The secret room where Henry Ford designed the Model T

What do the Mississippi River and Ford Model T have in common? It isn’t as much of a stretch as it might appear. Both had enormous significance in the evolution of American culture. And both started small—the mighty Mississippi as a shallow creek emerging from Lake Itasca in northern Minnesota, the Model T as an idea that went from concept to prototype in a compact third-floor corner at 461 Piquette in Detroit.

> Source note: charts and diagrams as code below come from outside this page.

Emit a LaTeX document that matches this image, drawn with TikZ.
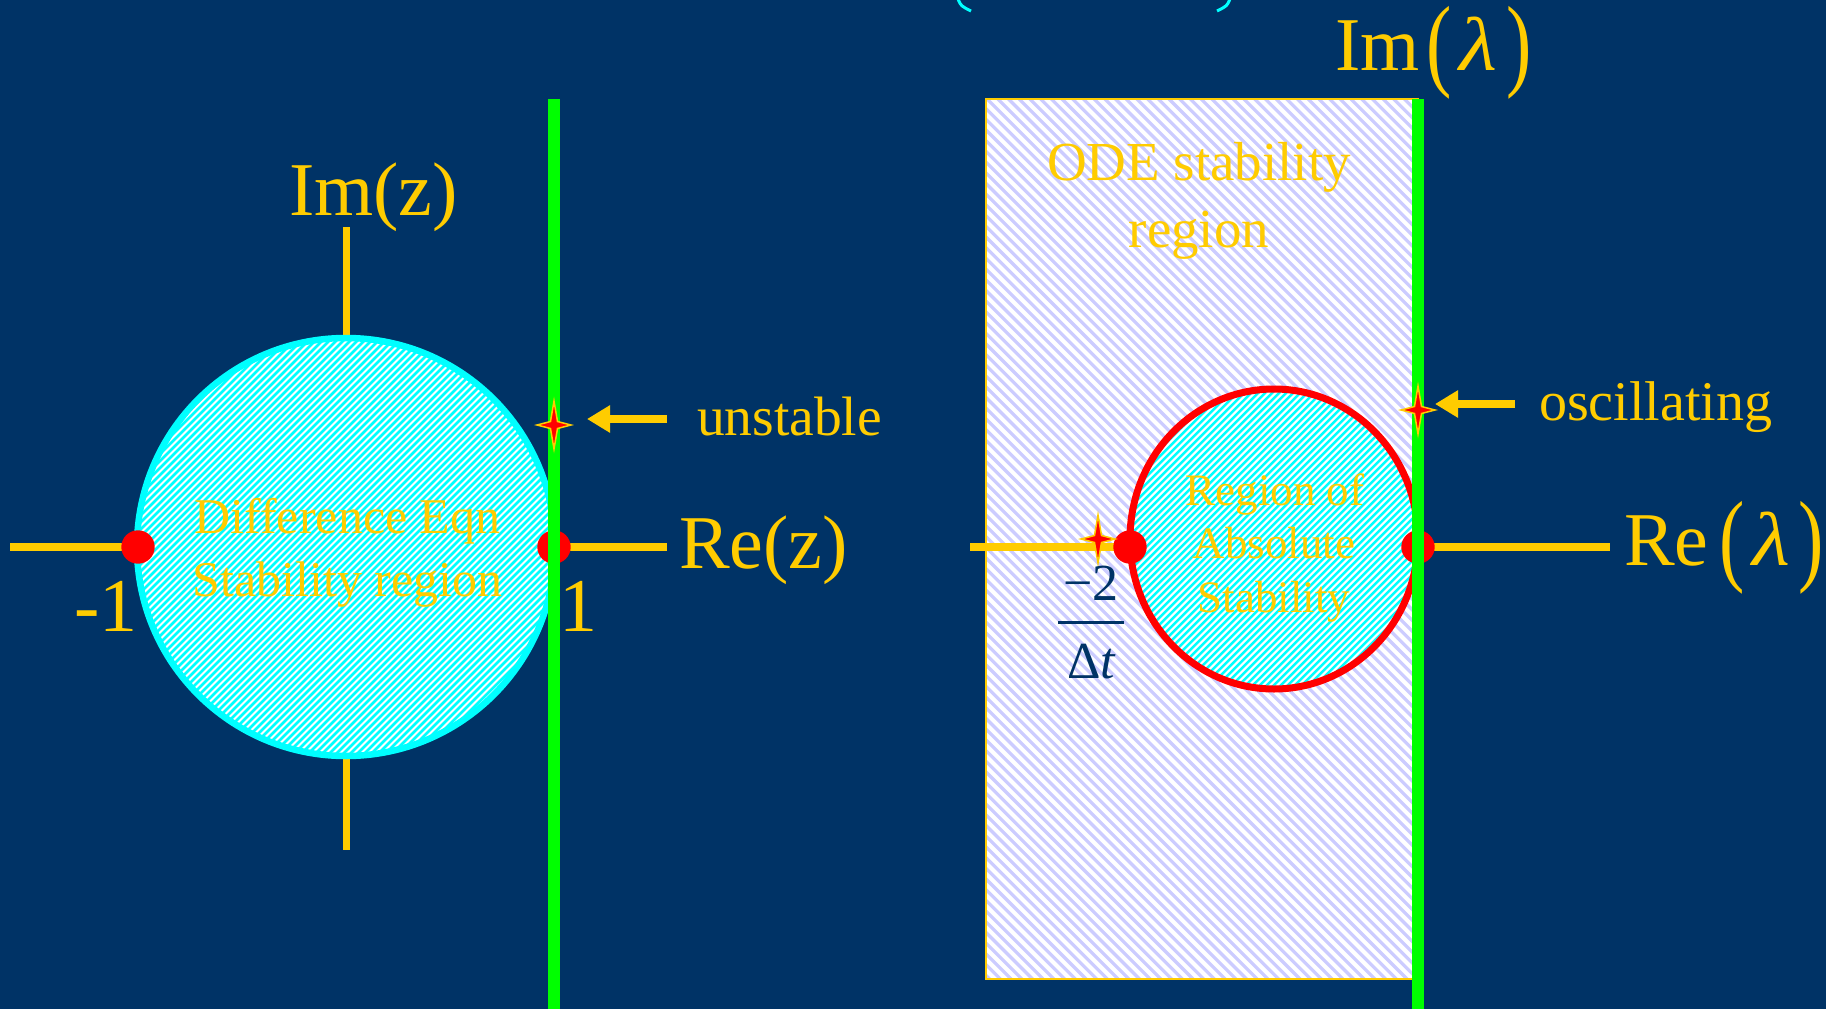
\documentclass[tikz,border=0pt]{standalone}
\usepackage{fontspec}
\setmainfont{Liberation Serif}
\usepackage{graphicx}
\usetikzlibrary{arrows.meta}
\definecolor{bg}{HTML}{003366}
\definecolor{gold}{HTML}{FFCC00}
\definecolor{lav}{HTML}{CCCCFF}
\definecolor{grn}{HTML}{00FF00}
\definecolor{navy}{HTML}{003366}
\definecolor{cyn}{HTML}{00FFFF}
\definecolor{rd}{HTML}{FF0000}
\newcommand\myfs[1]{\fontsize{#1}{#1}\selectfont}
\newcommand\bigpar[1]{\raisebox{-7pt}{\scalebox{1}[1.35]{#1}}}
\newcommand\mylam{\scalebox{1.15}[1]{\textit{λ}}}
\begin{document}
\begin{tikzpicture}[x=1pt,y=-1pt,
  lbl/.style={text=gold,inner sep=0pt,outer sep=0pt},
  axisline/.style={draw=gold,line width=7.5pt},
  greenline/.style={draw=grn,line width=12pt},
  reddot/.style={fill=rd},
  cyanstripe/.style={draw=cyn,line width=2.5pt},
  lavstripe/.style={draw=lav,line width=3.2pt},
  pointer/.style={draw=gold,line width=8pt,-{Triangle[length=23pt,width=26pt]}},
  fourstar/.pic={\path[fill=rd,draw=gold,line width=1.5pt] (0,-24) -- (3.5,-3.5) -- (17,0) -- (3.5,3.5) -- (0,24) -- (-3.5,3.5) -- (-17,0) -- (-3.5,-3.5) -- cycle;}
]
\useasboundingbox (0,0) rectangle (1826,1009);
\fill[bg] (0,0) rectangle (1826,1009);

% cut-off title parentheses at top
\draw[cyn,line width=3pt] (958,-1) .. controls (961,6) .. (971,11);
\draw[cyn,line width=3pt] (1230,-1) .. controls (1227,6) .. (1217,11);

% ODE region rectangle (hatched)
\begin{scope}
  \clip (986,99) rectangle (1418,979);
  \fill[white] (986,99) rectangle (1418,979);
  \foreach \c in {0,10.7,...,1335} \draw[lavstripe] (\c-100,-100) -- (\c+1100,1100);
\end{scope}
\draw[gold,line width=1.5pt] (986,99) rectangle (1418,979);

% left axes
\coordinate (lre0) at (10,547);
\coordinate (lre1) at (667,547);
\coordinate (lim0) at (346.5,227);
\coordinate (lim1) at (346.5,850);
\draw[axisline] (lre0) -- (lre1);
\draw[axisline] (lim0) -- (lim1);

% left unit circle (hatched)
\begin{scope}
  \clip (346,547) circle[radius=209];
  \fill[white] (346,547) circle[radius=209];
  \foreach \c in {460,467,...,1330} \draw[cyanstripe] (\c,0) -- (\c-1100,1100);
\end{scope}
\draw[cyn,line width=6.5pt] (346,547) circle[radius=209];

% right axis
\coordinate (rre0) at (970,547);
\coordinate (rre1) at (1610,547);
\draw[axisline] (rre0) -- (rre1);

% region of absolute stability (hatched)
\begin{scope}
  \clip (1274,539) ellipse[x radius=144,y radius=150];
  \fill[white] (1274,539) ellipse[x radius=144,y radius=150];
  \foreach \c in {1490,1497,...,2130} \draw[cyanstripe] (\c,0) -- (\c-1100,1100);
\end{scope}
\draw[rd,line width=7pt] (1274,539) ellipse[x radius=144,y radius=150];

% red dots
\fill[reddot] (138,547) circle[radius=16.7];
\fill[reddot] (554,547) circle[radius=16.7];
\fill[reddot] (1130,547) circle[radius=16.7];
\fill[reddot] (1418,547) circle[radius=16.7];

% green lines
\coordinate (g1a) at (554,99);
\coordinate (g1b) at (554,1009);
\coordinate (g2a) at (1418,99);
\coordinate (g2b) at (1418,1009);
\draw[greenline] (g1a) -- (g1b);
\draw[greenline] (g2a) -- (g2b);

% stars
\pic at (554,425) {fourstar};
\pic at (1418,410) {fourstar};
\pic at (1098,539) {fourstar};

% arrows
\coordinate (ua) at (667,419);
\coordinate (ub) at (587,419);
\draw[pointer] (ua) -- (ub);
\coordinate (oa) at (1515,404);
\coordinate (ob) at (1435,404);
\draw[pointer] (oa) -- (ob);

% labels
\node[lbl,anchor=base west,font=\myfs{76}] (imz) at (289,215) {Im(z)};
\node[lbl,anchor=base west,font=\myfs{76}] (rez) at (679,568) {Re(z)};
\node[lbl,anchor=base east,font=\myfs{76}] (m1) at (138,631) {-1};
\node[lbl,anchor=base,font=\myfs{76}] (p1) at (578,631) {1};
\node[lbl,anchor=base west,font=\myfs{55.5}] (unst) at (697,435) {unstable};
\node[lbl,anchor=base west,font=\myfs{56}] (osc) at (1539,420) {oscillating};
\node[lbl,anchor=base west,font=\myfs{76}] (iml) at (1335,70) {Im\kern7pt\bigpar{(}\kern8pt\mylam\kern9pt\bigpar{)}};
\node[lbl,anchor=base west,font=\myfs{76}] (rel) at (1624,565) {Re\kern11pt\bigpar{(}\kern8pt\mylam\kern8pt\bigpar{)}};

\node[lbl,anchor=base,font=\myfs{50}] (de1) at (347.5,533) {Difference Eqn};
\node[lbl,anchor=base,font=\myfs{50}] (de2) at (347.5,596) {Stability region};

\node[lbl,anchor=base,font=\myfs{45}] (ra1) at (1275,505) {Region of};
\node[lbl,anchor=base,font=\myfs{45}] (ra2) at (1274,558) {Absolute};
\node[lbl,anchor=base,font=\myfs{45}] (ra3) at (1274,612) {Stability};

\node[lbl,anchor=base,font=\myfs{55}] (ode1) at (1199,180) {ODE stability};
\node[lbl,anchor=base,font=\myfs{55}] (ode2) at (1199,247) {region};

\node[lbl,text=navy,anchor=base,font=\myfs{52}] (num) at (1091,600) {−2};
\node[lbl,text=navy,anchor=base,font=\myfs{52}] (den) at (1092,678) {Δ\textit{t}};
\coordinate (bar0) at (1058,622);
\coordinate (bar1) at (1124,622);
\draw[navy,line width=3pt] (bar0) -- (bar1);
\end{tikzpicture}
\end{document}
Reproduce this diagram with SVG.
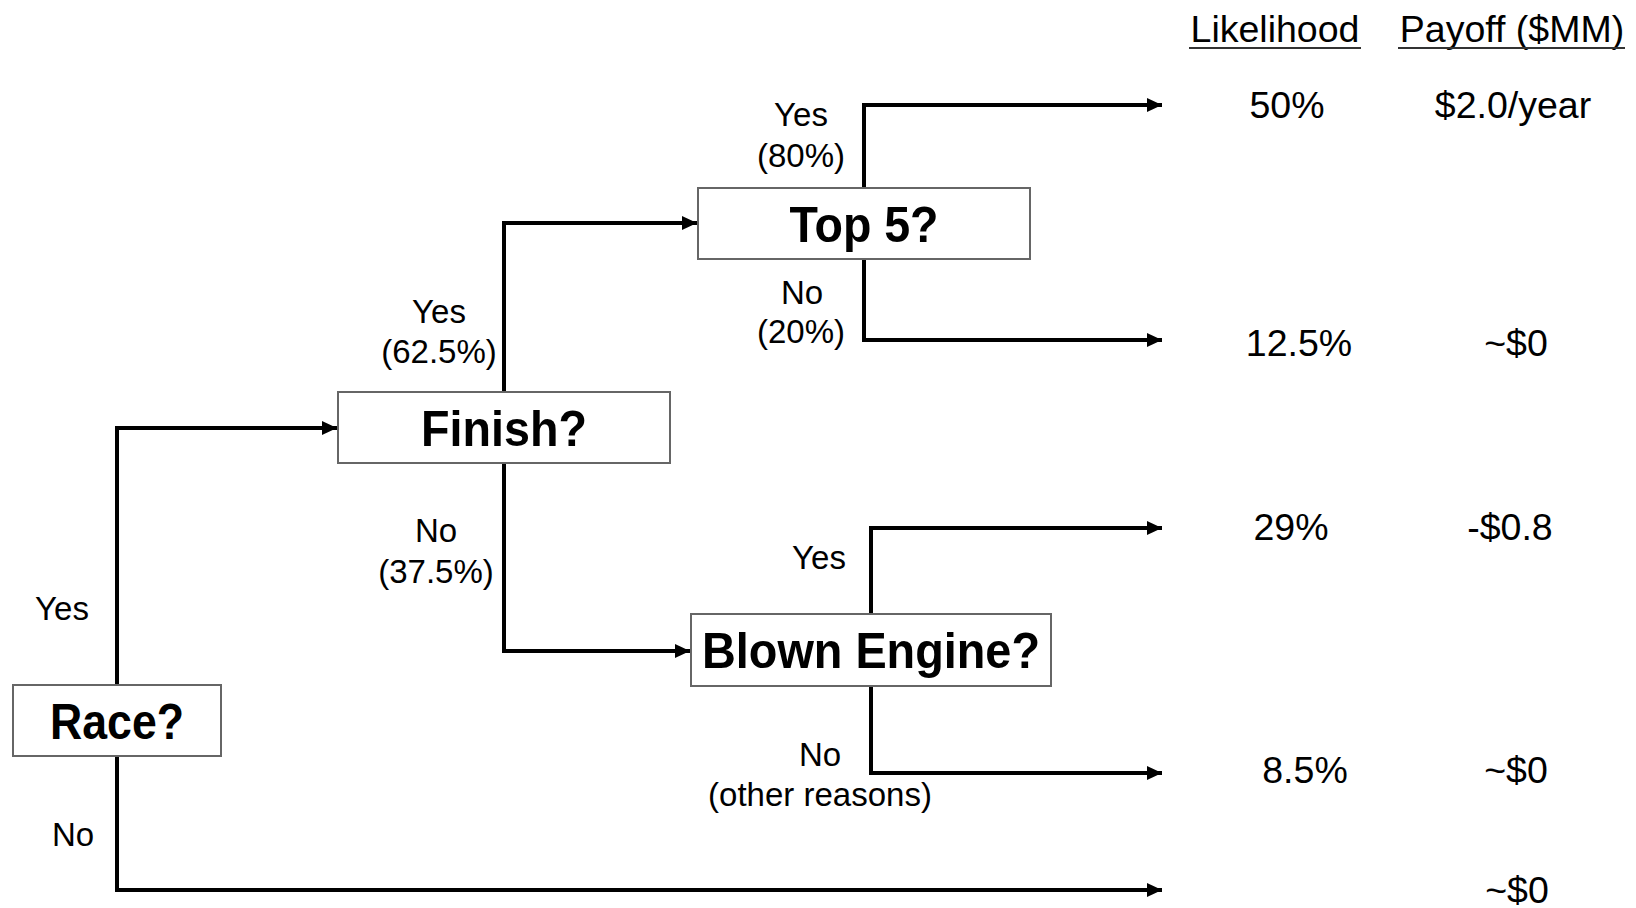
<svg xmlns="http://www.w3.org/2000/svg" width="1636" height="908" viewBox="0 0 1636 908">
<style>
.box{fill:#fff;stroke:#666;stroke-width:2}
.nt{font-family:"Liberation Sans",Arial,sans-serif;font-weight:bold;font-size:50px;fill:#000;text-anchor:middle}
.lb{font-family:"Liberation Sans",Arial,sans-serif;font-size:33px;fill:#000;text-anchor:middle}
.rt{font-family:"Liberation Sans",Arial,sans-serif;font-size:37.5px;fill:#000;text-anchor:middle}
.cn{fill:none;stroke:#000;stroke-width:4;marker-end:url(#ah)}
.ul{stroke:#333;stroke-width:2}
</style>
<defs>
<marker id="ah" markerUnits="userSpaceOnUse" markerWidth="18" markerHeight="16" refX="15" refY="7" orient="auto">
<polygon points="0,0 15,7 0,14" fill="#000"/>
</marker>
</defs>
<rect width="1636" height="908" fill="#fff"/>
<g id="connectors">
<path class="cn" d="M117 685 V428 H337"/>
<path class="cn" d="M117 756 V890 H1162"/>
<path class="cn" d="M504 392 V223 H697"/>
<path class="cn" d="M504 463 V651 H690"/>
<path class="cn" d="M864 188 V105 H1162"/>
<path class="cn" d="M864 259 V340 H1162"/>
<path class="cn" d="M871 614 V528 H1162"/>
<path class="cn" d="M871 686 V773 H1162"/>
</g>
<g id="race">
<rect class="box" x="13" y="685" width="208" height="71"/>
<text class="nt" x="117" y="739" textLength="134" lengthAdjust="spacingAndGlyphs">Race?</text>
</g>
<g id="finish">
<rect class="box" x="338" y="392" width="332" height="71"/>
<text class="nt" x="504" y="446" textLength="166" lengthAdjust="spacingAndGlyphs">Finish?</text>
</g>
<g id="top5">
<rect class="box" x="698" y="188" width="332" height="71"/>
<text class="nt" x="864" y="242" textLength="149" lengthAdjust="spacingAndGlyphs">Top 5?</text>
</g>
<g id="blown">
<rect class="box" x="691" y="614" width="360" height="72"/>
<text class="nt" x="871" y="668" textLength="338" lengthAdjust="spacingAndGlyphs">Blown Engine?</text>
</g>
<g id="labels">
<text class="lb" x="62" y="620">Yes</text>
<text class="lb" x="73" y="846">No</text>
<text class="lb" x="439" y="323">Yes</text>
<text class="lb" x="439" y="363">(62.5%)</text>
<text class="lb" x="436" y="542">No</text>
<text class="lb" x="436" y="583">(37.5%)</text>
<text class="lb" x="801" y="126">Yes</text>
<text class="lb" x="801" y="167">(80%)</text>
<text class="lb" x="802" y="304">No</text>
<text class="lb" x="801" y="343">(20%)</text>
<text class="lb" x="819" y="569">Yes</text>
<text class="lb" x="820" y="766">No</text>
<text class="lb" x="820" y="806">(other reasons)</text>
</g>
<g id="table">
<text class="rt" x="1275" y="42">Likelihood</text>
<line class="ul" x1="1189" y1="48" x2="1361" y2="48"/>
<text class="rt" x="1512" y="42">Payoff ($MM)</text>
<line class="ul" x1="1398" y1="48" x2="1625" y2="48"/>
<text class="rt" x="1287" y="118">50%</text>
<text class="rt" x="1513" y="118">$2.0/year</text>
<text class="rt" x="1299" y="356">12.5%</text>
<text class="rt" x="1516" y="356">~$0</text>
<text class="rt" x="1291" y="540">29%</text>
<text class="rt" x="1510" y="540">-$0.8</text>
<text class="rt" x="1305" y="783">8.5%</text>
<text class="rt" x="1516" y="783">~$0</text>
<text class="rt" x="1517" y="903">~$0</text>
</g>
</svg>
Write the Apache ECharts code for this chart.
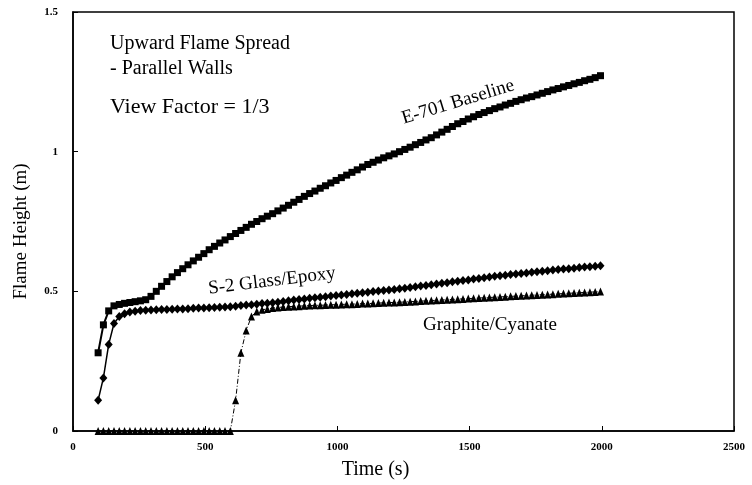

From 1904 to 1910, that address was home to the Ford Motor Company, Henry Ford’s first purpose-built factory. It was a busy shop. Piquette factory production included Ford Models B, C, F, K, N, R, and S. The N, together with its sportier variants R and S, was on its way to becoming America’s best-selling automobile, and as 1906 gave way to 1907, Mr. Ford was on his way to becoming a very wealthy man.

But his success was just a prelude to what was to come. Henry had visions of a durable, lightweight automobile, suitable for family use and affordable for families of ordinary means. A car, as he put it, for “the great multitude.”

1909 Ford Model T
1909 Ford Model T Tony Swan

Accordingly, in January 1907, Ford had the northeast corner of Piquette’s third floor—870 square feet—walled off from the rest of the production floor for what he characterized as “a completely new job.” Only a trusted few workers had access to the space, and the door was padlocked when it wasn’t in use. Over the course of the next year, the Model T took shape, emerging as running prototype in the spring of 1908.

Production began Sept. 27, the T made its official debut on Oct. 1, 1908, and the car went on to change the world. For a time during the T’s 17-year run, half the cars on the planet were Ford Model Ts, and Henry’s “new job” spearheaded America’s transition from a largely rural, agrarian society to an urban, industrialized nation.

Secret R&D

The space devoted to the T’s gestation, known now to Piquette insiders as the “secret experimental room,” was eventually dismantled after the new car went into production.

From the beginning, demand for the T exceeded Ford’s ability to build them. The staggering production numbers that made personal transportation available to the great multitude didn’t come until Ford’s development of the moving assembly line at its vast Highland Park plant in 1913.

The Model Ts that emerged from Piquette—some 12,000 of them before operations moved to Highland Park in January 1910—were all station build, i.e., a team of workers handled the entire assembly of a car, then moved on to the next one. Although Ford and his staff kept adding refinements to the process, which was universal in the young industry, the Piquette plant couldn’t keep pace with the orders.

To mitigate the supply and demand dilemma, Ford needed every inch of of Piquette’s assembly facility. Consequently, the walls of the experimental room came down, and its modest floor space was returned to regular production use.

Drafting Table
Drafting Table Will Lawson
Ford Piquette Plant tools
Tony Swan

110 years later

Now, 110 years after the T project began, the room has been brought back to life, a recreation of the place and the project that put America on wheels.

Based on surveys by industrial archaeologist Richard Anderson, archival interviews conducted in the 1950s with workers employed at Piquette during the dawn of the T era, as well as physical evidence in the building, a staff of experts and volunteers have recreated the experimental room, appointing it with the same type of equipment used by Ford’s development team in 1907 and ’08.

The artifacts include a chalk board used to sketch design ideas; a drafting table to convert rough ideas to mechanical drawings; an early 20th century camera; a workbench; and a 250-volt DC motor to turn an overhead line shaft with belts driving a lathe, drill press, and milling machine. There’s also an old rocking chair, like the one Henry Ford sat in while directing experimental room operations, and a Model N chassis, which was the starting point for the Model T’s development.

The experimental room team is particularly proud of its lighting, provided by a trio of reproduction GE arc lamps. Detroit’s Kirlin Lighting created the lamps, using a 3D printer and an original lamp acquired from a Canadian collector. Piquette’s cost for the old Canadian lamp was more than the price of a new Model T touring car back in 1908 ($850).

The walls of the experimental room are open on two sides, to provide a close look at its historic equipment. It’s enhanced by backlit graphic panels tracing the Model T story, and photos of those involved with the Model T development, including Henry and Edsel, who was a teenager at the time. And a kiosk provides five short Model T videos narrated by automotive historian Bob Casey, author of The Model T.

Recognized as a National Historic Landmark in 2008, the Ford Piquette Avenue Plant is now a museum, and its top two floors are populated by a wide variety of cars from the pre-WWI era—many from the immediate neighborhood, the Milwaukee Junction area of Detroit—as well as a number of Model Ts and pre-T Fords.

The plant is open to visitors Wednesday through Sunday from 10 a.m. to 4 p.m., April through November. It is open Friday, Saturday, and Sunday from 10 a.m. to 4 p.m., December through March.